René Leiva

En el interrogatorio impuesto, breve e intenso, pareciera que el astuto conservador del Registro Civil hubiera recorrido con don José, o más bien lo hubiese arrastrado, por los escasos y recientes episodios de su aventura, diálogos interiores incluidos, pero como prepotente testigo ocular, moral, ético, laboral, judicial…, casi con pruebas acusatorias en la mano. El conservador en calidad de super-yo de don José. Un dios a la medida de cualquier no creyente. Conciencias, castigos y perdones en sus manos.

La altiva amonestación del conservador, más la sanción impuesta (un día de suspensión, de salario, no de servicio), intentan remorder el ánimo de don José, dudar de su propia sensatez y equilibrio mental, recriminarse por ceder a un hecho fortuito y emprender una riesgosa aventura tras una abstracción: el nombre de una desconocida.

En tal estado de lucidez anímica, don José se hace preguntas crueles y vergonzosas aunque de pueril simpleza; preguntas como punzones o clavos ardientes, hasta entonces embozadas, en tímidas semillas, inevitables, a la espera, que llegan a alterar su natural fondo apacible. Preguntas de ineludible autoconfrontación y que contienen las afrentosas respuestas. Pero así como don José se confronta a sí en sus más profundos adentros, también puede engañarse, fingir distracción, no hacerse demasiado caso, eludirse con torpe habilidad…

¿Buen o mal dialéctico don José? ¿Puede haber aventura sin concienzuda locura?

La mujer desconocida. Sólo tres palabras que contienen cuanto don José no posee. Tres palabras que son nada. Apenas la posibilidad, una potencialidad entreabierta, una voluta de tiempo en el espacio sin bordes de la imaginación. Porque –y eso don José apenas lo entrevé– es en tierras de la imaginación, más que de la lógica o de los algoritmos, donde espera desde siempre lo buscado, en flor y con escasas sombras.

¿Por qué ir tras una mujer que no lo ha seducido, que no le ha coqueteado, que no puede atraerle en lo físico porque su físico le es desconocido, ajá, que apenas logra imaginarla, se supone, que ahora es o está divorciada…? ¿Acaso por ser ella una mujer precisamente desprovista de (casi) todo, abstracta, con solo cualidades generales ( básicas, podría decirse), ciertamente irreal, por tanto idealizada, mentalizada, a la que hará falta, cuando la encuentre, añadirle cuanto ahora le falta, y, también, entonces, desnudarla de lo que no encaje ni concuerde ni se ajuste a… a qué?

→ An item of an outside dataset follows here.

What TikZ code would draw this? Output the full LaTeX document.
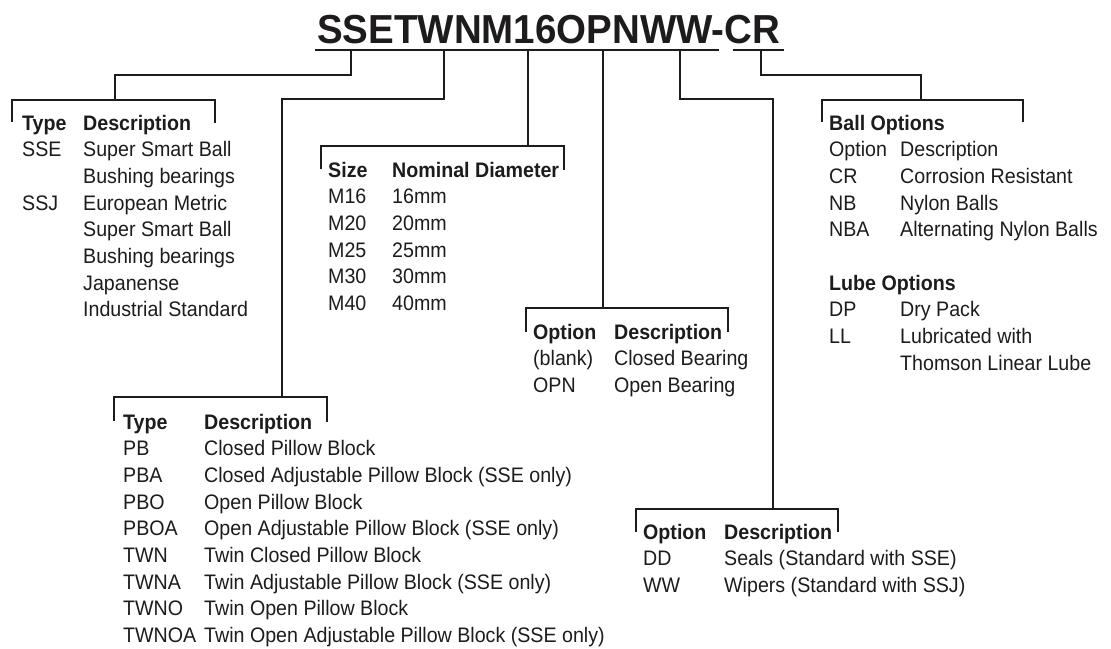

¿No estaba mejor Don Quijote con Dulcinea, señora de sus pensamientos, que don José con la elusiva desconocida… y por qué la insistente e insidiosa analogía en divagante orientación comparativa de cierto lector?

Si don José refuta proposiciones de su propio sentido común, si opone argumentos discutibles a la parte razonable de sí mismo, si evade con contrasentidos el camino elemental para solucionar sus dificultades más íntimas, es porque así, en su descoyunto emocional, logrará alcanzar el estado ilógico e incongruente que la vida, su existencia, su trabajo, las instituciones, le han negado, en las que ha diluido toda otra posibilidad de su calidad humana; de hombre, no obstante, indemne en dignidad. Dignidad, integridad, decencia, como quiera llamarse, a pesar de su repentina subversión, absurda, contra la norma, el orden, los imperativos incrustrados.